My journey to publication has been a great one. It actually wasn’t until 2009 that I knew I was going to become a writer. It was after my school district provided Writers Workshop training during a week
over the summer. I felt inspired and something clicked, so I tried writing YAs and PBs. I used to be really eager and send things out too early that I probably shouldn’t have. But the form rejections just
made me stronger. I’m so grateful I got them because it caused me to dig deeper and try harder. I also met some amazing writer friends along the way. I really think of them as my mentors. They were full of great advice. I think between them and starting to go to SCWBI writing conferences is where I made the most growth. In December of 2012 when the school shooting happened, I had
to put away a dark YA I was working on. That’s when my writing shifted. It made me think about what type of words I wanted to contribute to the world because words do have power and can
make a difference. I wanted to write something that would have a positive impact.

When I wrote ALWAYS MOM, FOREVER DAD I thought this could be the one. Tilbury Publishing House bought my book in July of 2013. That was just a few months after signing with Danielle. They had a beautiful vision for the illustrations. I originally wrote the book through the eyes of one child in first-person POV. Tilbury wanted to show many families throughout and Danielle and I loved the idea. I was thrilled when Penny Weber was announced as my illustrator and I love what she did with the pictures and the cover! I loved how the cover is split in two. It makes perfect sense with this book.

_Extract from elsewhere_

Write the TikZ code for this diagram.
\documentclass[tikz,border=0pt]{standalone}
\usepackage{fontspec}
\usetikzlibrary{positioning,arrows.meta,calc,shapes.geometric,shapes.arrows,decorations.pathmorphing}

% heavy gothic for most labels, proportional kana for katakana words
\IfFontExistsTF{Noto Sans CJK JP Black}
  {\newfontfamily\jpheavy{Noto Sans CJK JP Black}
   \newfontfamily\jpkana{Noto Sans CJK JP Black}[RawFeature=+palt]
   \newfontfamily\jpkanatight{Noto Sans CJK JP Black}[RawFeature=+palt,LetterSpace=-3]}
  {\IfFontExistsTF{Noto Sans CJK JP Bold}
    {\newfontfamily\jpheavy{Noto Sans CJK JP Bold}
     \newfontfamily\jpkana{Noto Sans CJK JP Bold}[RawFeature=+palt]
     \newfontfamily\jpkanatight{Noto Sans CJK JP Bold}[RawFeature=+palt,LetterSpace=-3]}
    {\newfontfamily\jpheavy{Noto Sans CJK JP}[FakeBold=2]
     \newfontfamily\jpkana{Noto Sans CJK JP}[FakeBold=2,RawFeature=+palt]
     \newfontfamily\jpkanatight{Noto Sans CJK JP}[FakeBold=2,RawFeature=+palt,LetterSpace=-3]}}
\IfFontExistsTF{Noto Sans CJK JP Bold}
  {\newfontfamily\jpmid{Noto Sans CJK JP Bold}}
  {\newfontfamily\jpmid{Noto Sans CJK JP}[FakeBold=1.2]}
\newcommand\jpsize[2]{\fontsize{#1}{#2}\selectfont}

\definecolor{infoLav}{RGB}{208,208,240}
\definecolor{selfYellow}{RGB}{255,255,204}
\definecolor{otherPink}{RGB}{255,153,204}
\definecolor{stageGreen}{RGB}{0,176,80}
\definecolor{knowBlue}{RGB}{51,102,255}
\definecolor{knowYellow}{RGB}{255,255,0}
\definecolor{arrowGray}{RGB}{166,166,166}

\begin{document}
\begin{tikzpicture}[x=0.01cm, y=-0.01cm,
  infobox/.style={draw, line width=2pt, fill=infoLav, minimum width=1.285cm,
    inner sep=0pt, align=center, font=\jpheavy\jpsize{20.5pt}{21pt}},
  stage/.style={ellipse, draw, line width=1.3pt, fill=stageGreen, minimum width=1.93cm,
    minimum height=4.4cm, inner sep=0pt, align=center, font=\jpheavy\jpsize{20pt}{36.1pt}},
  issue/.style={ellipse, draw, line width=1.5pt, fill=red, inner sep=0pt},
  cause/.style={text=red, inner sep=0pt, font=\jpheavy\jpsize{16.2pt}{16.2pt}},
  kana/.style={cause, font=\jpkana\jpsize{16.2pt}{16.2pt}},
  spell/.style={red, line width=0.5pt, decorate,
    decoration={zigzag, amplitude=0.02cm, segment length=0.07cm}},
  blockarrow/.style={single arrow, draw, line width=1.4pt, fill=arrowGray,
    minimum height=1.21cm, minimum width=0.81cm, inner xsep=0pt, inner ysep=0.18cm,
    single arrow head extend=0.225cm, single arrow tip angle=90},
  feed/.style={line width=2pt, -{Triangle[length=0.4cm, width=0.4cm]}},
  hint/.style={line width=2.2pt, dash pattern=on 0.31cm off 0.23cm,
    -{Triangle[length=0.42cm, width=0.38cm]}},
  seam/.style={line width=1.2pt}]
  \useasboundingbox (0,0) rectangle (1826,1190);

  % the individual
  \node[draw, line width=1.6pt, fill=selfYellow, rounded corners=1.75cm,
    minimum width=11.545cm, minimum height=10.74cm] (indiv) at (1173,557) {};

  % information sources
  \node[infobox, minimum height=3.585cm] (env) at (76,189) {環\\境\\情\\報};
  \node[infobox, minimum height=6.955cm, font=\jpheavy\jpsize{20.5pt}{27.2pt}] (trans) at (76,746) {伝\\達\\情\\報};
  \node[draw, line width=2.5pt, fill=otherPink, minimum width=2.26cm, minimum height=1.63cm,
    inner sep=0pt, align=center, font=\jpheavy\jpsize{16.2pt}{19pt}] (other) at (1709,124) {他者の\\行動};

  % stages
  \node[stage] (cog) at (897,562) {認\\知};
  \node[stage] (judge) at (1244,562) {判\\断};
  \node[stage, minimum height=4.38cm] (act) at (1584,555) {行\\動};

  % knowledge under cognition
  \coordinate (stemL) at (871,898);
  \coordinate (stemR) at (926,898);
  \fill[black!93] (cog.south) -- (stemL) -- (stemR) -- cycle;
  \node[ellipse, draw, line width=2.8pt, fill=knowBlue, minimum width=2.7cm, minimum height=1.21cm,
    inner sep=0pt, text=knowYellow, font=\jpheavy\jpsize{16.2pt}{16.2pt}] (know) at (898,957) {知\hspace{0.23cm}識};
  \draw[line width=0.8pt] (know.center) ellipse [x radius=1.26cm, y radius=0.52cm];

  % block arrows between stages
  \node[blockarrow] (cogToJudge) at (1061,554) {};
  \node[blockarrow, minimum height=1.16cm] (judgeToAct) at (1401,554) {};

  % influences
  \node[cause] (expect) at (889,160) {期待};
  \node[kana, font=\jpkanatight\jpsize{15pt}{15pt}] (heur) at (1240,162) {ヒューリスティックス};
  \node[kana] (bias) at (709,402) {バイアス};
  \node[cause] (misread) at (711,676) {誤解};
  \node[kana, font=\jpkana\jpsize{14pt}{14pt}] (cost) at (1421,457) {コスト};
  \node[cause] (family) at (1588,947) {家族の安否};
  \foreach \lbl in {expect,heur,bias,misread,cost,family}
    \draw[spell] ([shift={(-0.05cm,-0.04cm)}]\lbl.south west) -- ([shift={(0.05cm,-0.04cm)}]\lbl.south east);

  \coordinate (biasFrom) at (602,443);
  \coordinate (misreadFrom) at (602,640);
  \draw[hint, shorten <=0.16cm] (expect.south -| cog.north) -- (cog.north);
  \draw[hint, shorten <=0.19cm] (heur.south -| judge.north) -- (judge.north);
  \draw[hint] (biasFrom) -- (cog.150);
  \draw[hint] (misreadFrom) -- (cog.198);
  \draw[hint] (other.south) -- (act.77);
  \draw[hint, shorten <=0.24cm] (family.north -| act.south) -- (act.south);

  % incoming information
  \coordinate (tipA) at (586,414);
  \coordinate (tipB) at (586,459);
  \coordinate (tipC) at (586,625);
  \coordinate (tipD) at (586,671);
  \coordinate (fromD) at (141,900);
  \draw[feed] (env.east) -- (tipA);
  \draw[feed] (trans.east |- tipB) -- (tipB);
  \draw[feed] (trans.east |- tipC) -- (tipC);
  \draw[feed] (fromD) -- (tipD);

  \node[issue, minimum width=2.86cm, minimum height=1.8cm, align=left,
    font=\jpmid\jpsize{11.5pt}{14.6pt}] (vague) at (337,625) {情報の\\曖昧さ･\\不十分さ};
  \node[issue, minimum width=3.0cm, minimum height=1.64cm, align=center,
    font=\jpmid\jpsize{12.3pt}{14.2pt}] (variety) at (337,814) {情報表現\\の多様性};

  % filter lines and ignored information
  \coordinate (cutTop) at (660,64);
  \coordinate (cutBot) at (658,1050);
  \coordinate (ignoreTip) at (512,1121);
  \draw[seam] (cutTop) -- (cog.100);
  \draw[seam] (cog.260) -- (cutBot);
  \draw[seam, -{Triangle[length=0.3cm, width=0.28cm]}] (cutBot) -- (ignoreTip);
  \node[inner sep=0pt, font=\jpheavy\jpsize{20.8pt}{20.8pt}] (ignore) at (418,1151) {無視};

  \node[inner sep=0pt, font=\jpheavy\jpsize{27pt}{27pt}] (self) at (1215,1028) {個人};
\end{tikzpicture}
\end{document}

It really does. The premise is fantastic, and I love the idea of many families instead of just one. Where did the idea come from, and what do you want readers to take away after they read it?

When my now 14-year-old was 3, I was a single mom. She still saw her dad. That was the first time I attempted writing a two home book. Talk about shelving a book for awhile! But I wrote it wrong. Writing a book that resembles a child’s life too much is not necessarily the best thing. So I let it sit and didn’t really pursue the writing dream for years.

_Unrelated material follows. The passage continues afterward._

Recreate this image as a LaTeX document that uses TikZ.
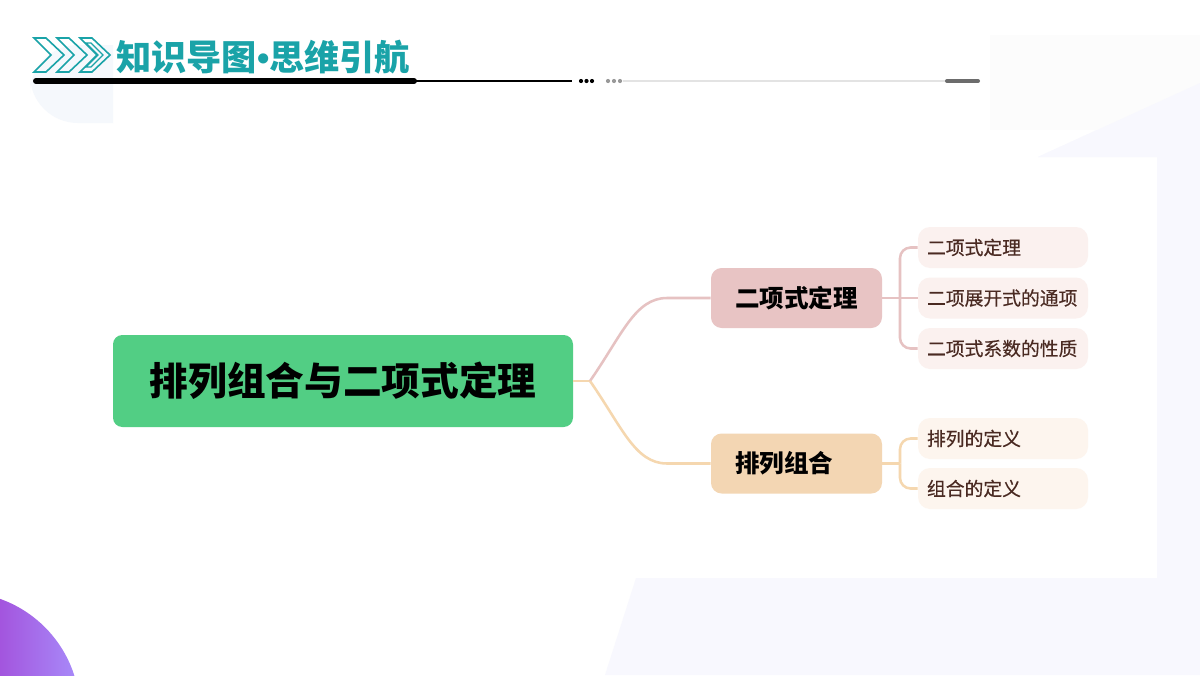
\documentclass[tikz,border=0pt]{standalone}
\usepackage{fontspec}
\newfontfamily\cjk{Noto Sans CJK SC}
\newfontfamily\cjkm[FakeBold=0.5]{Noto Sans CJK SC}
\newfontfamily\lat{Liberation Sans}
\definecolor{teal1}{HTML}{1AA3A8}
\definecolor{mainG}{HTML}{52CE84}
\definecolor{pinkN}{HTML}{E8C4C4}
\definecolor{peachN}{HTML}{F3D6B3}
\definecolor{pinkL}{HTML}{E6C2C2}
\definecolor{peachL}{HTML}{F5D7AF}
\definecolor{leafP}{HTML}{FBF1EF}
\definecolor{leafO}{HTML}{FDF5EE}
\definecolor{leafT}{HTML}{4A2A22}
\definecolor{lav}{HTML}{F8F8FE}
\definecolor{pale}{HTML}{F5F8FC}
\definecolor{paleg}{HTML}{FCFCFC}
\tikzset{
  mainbox/.style={fill=mainG, rounded corners=7, minimum width=460*0.75pt, minimum height=92*0.75pt, inner sep=0pt,
    font=\cjk\bfseries\fontsize{29pt}{31pt}\selectfont, text=black},
  midbox/.style={rounded corners=8, minimum width=171*0.75pt, minimum height=60*0.75pt, inner sep=0pt,
    font=\cjk\bfseries\fontsize{18.4pt}{20pt}\selectfont, text=black, text width=123*0.75pt, align=left},
  leafbox/.style={rounded corners=9, minimum width=170*0.75pt, minimum height=41*0.75pt, inner sep=0pt,
    font=\cjkm\fontsize{14.1pt}{15pt}\selectfont, text=leafT, text width=152*0.75pt, align=left},
  pinkline/.style={draw=pinkL, line width=1.9pt},
  peachline/.style={draw=peachL, line width=1.9pt},
  chev/.style={draw=teal1, line width=1.2pt, line join=miter},
}
\begin{document}
\begin{tikzpicture}[x=0.75pt,y=-0.75pt]
\useasboundingbox (0,0) rectangle (1200,675);
\fill[white] (0,0) rectangle (1200,675);
% background decorations
\fill[lav] (605,675) -- (636,578) -- (1157,578) -- (1157,157) -- (1038,157) -- (1200,83) -- (1200,675) -- cycle;
\fill[paleg] (990,35) rectangle (1200,130);
\fill[lav] (1038,157) -- (1200,83) -- (1200,157) -- cycle;
\begin{scope}
  \clip (0,0) rectangle (113,675);
  \fill[pale, rounded corners=36] (30,45) rectangle (170,123);
\end{scope}
\begin{scope}
  \clip (-40,712) circle (120);
  \shade[left color={rgb,255:red,163;green,85;blue,222}, right color={rgb,255:red,168;green,140;blue,250}] (0,580) rectangle (80,675);
\end{scope}
% title
\foreach \x in {34,57,80}{
  \draw[chev] (\x,38) -- (\x+12,38) -- (\x+30,55) -- (\x+12,72) -- (\x,72) -- (\x+17,55) -- cycle;
}
\draw[chev,line width=0.9pt] (86,43) -- (91,43) -- (103,55) -- (91,67) -- (86,67) -- (98,55) -- cycle;
\node[anchor=west, inner sep=0pt, text=teal1, font=\cjk\bfseries\fontsize{26.4pt}{28pt}\selectfont] (title) at (116,57) {知识导图{\lat\bfseries •}思维引航};
\coordinate (t0) at (36,81);
\coordinate (t1) at (414,81);
\coordinate (t2) at (572,81);
\draw[line width=4.5pt, line cap=round] (t0) -- (t1);
\draw[line width=0.9pt] (t1) -- (t2);
\foreach \x in {581,586.5,592}{\fill[black] (\x,81) circle (2.1);}
\foreach \x in {608,614,620}{\fill[gray!80] (\x,81) circle (2.1);}
\coordinate (g0) at (623,81);
\coordinate (g1) at (947,81);
\coordinate (g2) at (978,81);
\draw[gray!22, line width=1.2pt] (g0) -- (g1);
\draw[gray!85!black, line width=3pt, line cap=round] (g1) -- (g2);
% mind map
\node[mainbox] (main) at (343,381) {排列组合与二项式定理};
\node[midbox, fill=pinkN] (b1) at (796.5,298) {二项式定理};
\node[midbox, fill=peachN] (b2) at (796.5,463.5) {排列组合};
\node[leafbox, fill=leafP] (l1) at (1003,247.5) {二项式定理};
\node[leafbox, fill=leafP] (l2) at (1003,298) {二项展开式的通项};
\node[leafbox, fill=leafP] (l3) at (1003,348.5) {二项式系数的性质};
\node[leafbox, fill=leafO] (l4) at (1003,438.5) {排列的定义};
\node[leafbox, fill=leafO] (l5) at (1003,488.5) {组合的定义};
\coordinate (J) at (590,381);
\coordinate (J1) at (900,298);
\coordinate (J2) at (900,463.5);
\draw[peachline] (main.east) -- (J);
\draw[pinkline] (J) .. controls (622,335) and (635,298) .. (667,298) -- (b1.west);
\draw[peachline] (J) .. controls (622,427) and (635,463.5) .. (667,463.5) -- (b2.west);
\draw[pinkline] (b1.east) -- (J1);
\draw[pinkline, rounded corners=8] (J1) |- (l1.west);
\draw[pinkline] (J1) -- (l2.west);
\draw[pinkline, rounded corners=8] (J1) |- (l3.west);
\draw[peachline] (b2.east) -- (J2);
\draw[peachline, rounded corners=8] (J2) |- (l4.west);
\draw[peachline, rounded corners=8] (J2) |- (l5.west);
\end{tikzpicture}
\end{document}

A little over three years after trying to write other books is when my writing changed. Two weeks after that shift I went to a family gathering at Christmas. I was talking about writing and one relative said, “I wish there were more positive books about divorce.” I told her I’d write her one. At a family
cabin about one week later, the ideas poured. There are so many positive intact family books. I wanted a positive two home book for my children and students. As a teacher we use mentor texts for our class when teaching Writers Workshop. I really liked the simple flow When I Was Little by Jamie Lee Curtis. I liked that it was in a predictable pattern and I thought “What if a two home book flowed that way?” Then I started brainstorming how could things look different at dad’s and mom’s house from morning to night with the underlying message that love never changes. I had a student whose dad lived in another state, so the different weather scenes are for him. My step-daughter and daughter
used to bring their blankets from house to house so I wanted to acknowledge that children experience that as well. The real reason I wrote ALWAYS MOM, FOREVER DAD is so children wouldn’t doubt they are loved.

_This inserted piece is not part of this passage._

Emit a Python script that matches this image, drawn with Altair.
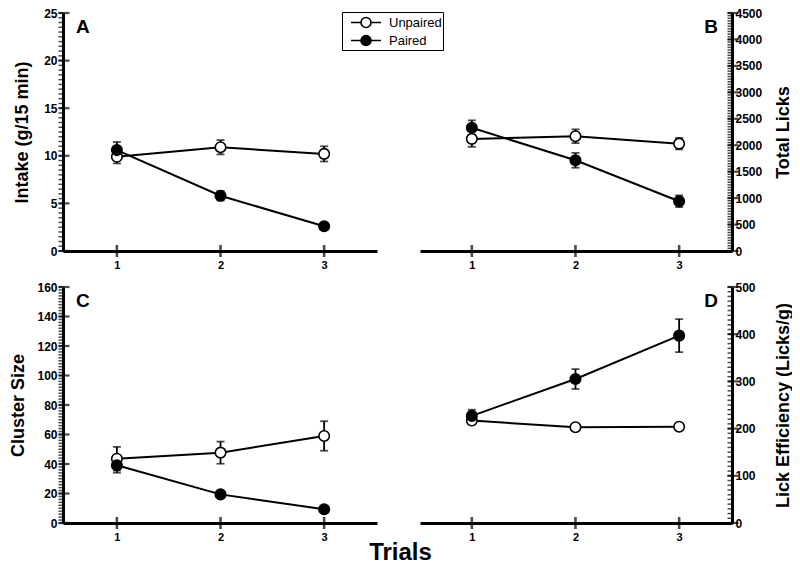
import altair as alt
import pandas as pd

trials = [1, 2, 3]
groups = ["Unpaired", "Paired"]

intake_unpaired = [9.9, 10.9, 10.2]
intake_unpaired_err = [0.7, 0.75, 0.8]
intake_paired = [10.6, 5.8, 2.6]
intake_paired_err = [0.85, 0.5, 0.25]

licks_unpaired = [2120, 2170, 2030]
licks_unpaired_err = [150, 130, 110]
licks_paired = [2330, 1715, 940]
licks_paired_err = [140, 140, 110]

cluster_unpaired = [43.6, 47.7, 59.0]
cluster_unpaired_err = [8, 7.5, 10]
cluster_paired = [39.1, 19.4, 9.3]
cluster_paired_err = [5, 1.5, 1]

eff_unpaired = [217, 203, 204]
eff_unpaired_err = [8, 5, 5]
eff_paired = [227, 305, 397]
eff_paired_err = [13, 21, 35]

FONT = "Liberation Sans"


def make_df(u, ue, p, pe):
    rows = []
    for g, vals, errs, o in [("Unpaired", u, ue, 0), ("Paired", p, pe, 1)]:
        for t, v, e in zip(trials, vals, errs):
            rows.append({"trial": t, "group": g, "mean": v, "lo": v - e, "hi": v + e, "ord": o})
    return pd.DataFrame(rows)


def ticks_list(top, step):
    n = int(round(top / step))
    return [round(i * step, 6) for i in range(n + 1)]


fill_scale = alt.Scale(domain=groups, range=["white", "black"])
legend_path = ("M-0.176,0L1.0,0M2.18,0L3.354,0"
               "M1.0,0A0.59,0.59,0,1,1,2.18,0A0.59,0.59,0,1,1,1.0,0Z")
legend = alt.Legend(
    title=None, orient="none", legendX=279, legendY=-1,
    symbolType=legend_path, symbolSize=289, symbolStrokeColor="black",
    symbolStrokeWidth=1.6, labelFont=FONT, labelFontSize=13, labelColor="black",
    strokeColor="black", padding=1, rowPadding=0, labelOffset=27,
    fillColor="white",
)


def panel(df, title, ytop, major_step, minor_step, orient, xdom, letter, w, h, title_x):
    xscale = alt.Scale(domain=xdom, nice=False, zero=False)
    xaxis = alt.Axis(values=trials, ticks=False, domainWidth=3, domainColor="black",
                     labelFont=FONT, labelFontWeight="bold", labelFontSize=11,
                     labelColor="black", labelPadding=8, title=None, grid=False,
                     format="d")
    yscale = alt.Scale(domain=[0, ytop], nice=False, zero=True)
    yaxis = alt.Axis(orient=orient, values=ticks_list(ytop, major_step), ticks=False,
                     domainWidth=3, domainColor="black", labelFont=FONT,
                     labelFontWeight="bold", labelFontSize=12, labelColor="black",
                     labelPadding=6 if orient == "left" else 3, title=title,
                     titleFont=FONT, titleFontSize=18, titleFontWeight="bold",
                     titleColor="black", format="d", titleX=title_x,
                     titleBaseline="middle", titleAlign="center",
                     titleAngle=270, grid=False, labelOverlap=False, labelFlush=False)
    X = alt.X("trial:Q", scale=xscale, axis=xaxis)
    axis_x = xdom[0] if orient == "left" else xdom[1]

    def Y(field):
        return alt.Y(field, scale=yscale, axis=yaxis)

    base = alt.Chart(df)
    bars = base.mark_rule(color="black", strokeWidth=1.8).encode(x=X, y=Y("lo:Q"), y2="hi:Q")
    caps = base.transform_fold(["lo", "hi"], as_=["k", "v"]).mark_tick(
        orient="horizontal", color="black", size=8, thickness=1.8
    ).encode(x=X, y=Y("v:Q"))
    line = base.mark_line(color="black", strokeWidth=2).encode(
        x=X, y=Y("mean:Q"), detail="group:N")
    pts = base.mark_point(shape="circle", filled=True, size=110, stroke="black",
                          strokeWidth=1.6, opacity=1).encode(
        x=X, y=Y("mean:Q"),
        fill=alt.Fill("group:N", scale=fill_scale, legend=legend),
        order=alt.Order("ord:Q"))

    majors = pd.DataFrame({"v": ticks_list(ytop, major_step)})
    minors = pd.DataFrame({"v": ticks_list(ytop, minor_step)})
    xt = pd.DataFrame({"t": trials})
    XD = alt.XDatum(axis_x, scale=xscale, axis=xaxis)
    minor_ticks = alt.Chart(minors).mark_tick(
        orient="horizontal", color="black", size=5, thickness=1.5, xOffset=-2
    ).encode(x=XD, y=Y("v:Q"))
    major_ticks = alt.Chart(majors).mark_tick(
        orient="horizontal", color="black", size=11, thickness=2.2, xOffset=1
    ).encode(x=XD, y=Y("v:Q"))
    x_ticks = alt.Chart(xt).mark_tick(
        orient="vertical", color="black", size=12, thickness=2.6
    ).encode(x=alt.X("t:Q", scale=xscale, axis=xaxis),
             y=alt.YDatum(0, scale=yscale, axis=yaxis))

    left = orient == "left"
    lab = alt.Chart(pd.DataFrame({"letter": [letter]})).mark_text(
        font=FONT, fontSize=19, fontWeight="bold", color="black",
        align="left" if left else "right", baseline="alphabetic",
        dx=13 if left else -14, dy=20,
    ).encode(x=XD, y=alt.YDatum(ytop, scale=yscale, axis=yaxis), text="letter:N")

    return alt.layer(minor_ticks, major_ticks, x_ticks, bars, caps, line, pts, lab).properties(
        width=w, height=h)


A = panel(make_df(intake_unpaired, intake_unpaired_err, intake_paired, intake_paired_err),
          "Intake (g/15 min)", 25, 5, 0.5, "left", [0.48, 3.51], "A", 314, 238, -41)
B = panel(make_df(licks_unpaired, licks_unpaired_err, licks_paired, licks_paired_err),
          "Total Licks", 4500, 500, 50, "right", [0.5, 3.51], "B", 312, 238, 51)
C = panel(make_df(cluster_unpaired, cluster_unpaired_err, cluster_paired, cluster_paired_err),
          "Cluster Size", 160, 20, 2, "left", [0.48, 3.51], "C", 314, 236, -45)
D = panel(make_df(eff_unpaired, eff_unpaired_err, eff_paired, eff_paired_err),
          "Lick Efficiency (Licks/g)", 500, 100, 10, "right", [0.5, 3.51], "D", 312, 236, 51)

chart = alt.concat(A, B, C, D, columns=2, spacing={"row": 36, "column": 43},
                   bounds="flush").properties(
    title=alt.TitleParams("Trials", orient="bottom", anchor="middle", font=FONT,
                          fontSize=24, fontWeight="bold", color="black", offset=-1),
    autosize=alt.AutoSizeParams(type="none"),
    padding={"left": 55, "top": 5, "right": 729, "bottom": 553},
).configure(background="white", view=alt.ViewConfig(stroke=None))

chart.save("out.html", embed_options={"renderer": "svg", "actions": False})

What a beautiful theme--and I'm interested to know more about how your writing shifted! You mentioned that you're a full-time schoolteacher. How do you balance writing with day-job tasks, and what strategies have worked for you so far?

I almost laughed when I read “balance.” I feel so unbalanced a lot of the time. Balance is the dream. It’s hard juggling motherhood, and teaching since I’ve switched schools and grades pretty much every year the last five years. So I’m not sure that I’ve found the perfect answer. All I know if I have to cut something out of my life to find balance, it won’t be family or writing, because those are priorities.

I do send myself away for a weekend once a year just to focus on writing. I tend to be productive because if I leave my family and spend money there’s no way I can come back empty-handed. I’ve tried writing before everyone’s up and when they go to sleep. Mornings are best, but sometimes I hit snooze. ;) A nice perk of being a teacher is breaks to write so I’m really excited for this summer. One strategy that helps me is a notebook to write down my thoughts and brainstorm for a project. There is something magical about paper and a pen. I wrote ALWAYS MOM, FOREVER DAD first in one. And going to SCWBI conferences I always pick up at least one piece of advice that will help me become a stronger writer.

I know what you mean about that snooze button! What are some of your current projects?

I’ve completed a fall picture book that could have the potential for spinoffs for the other seasons. I have a couple of other picture books I’m polishing up. Topics range from food, death, animals, etc. I’m also writing an MG that requires history research. My older girls want me to finish a YA ghost story they’ve read the beginning chapters to. Novels take longer as a working mom so I’m hopeful this summer will be fruitful.

To grab a copy of ALWAYS MOM, FOREVER DAD, click the link below:


Anonymous said...

I have seen and read this book. It is a wonderful answer for explaining divorce as being ok for a child to children. I am thrilled that this dream book now exists.

Karen McCoy said...

Excellent! I'll pass this along to Joanna if she hasn't seen it already.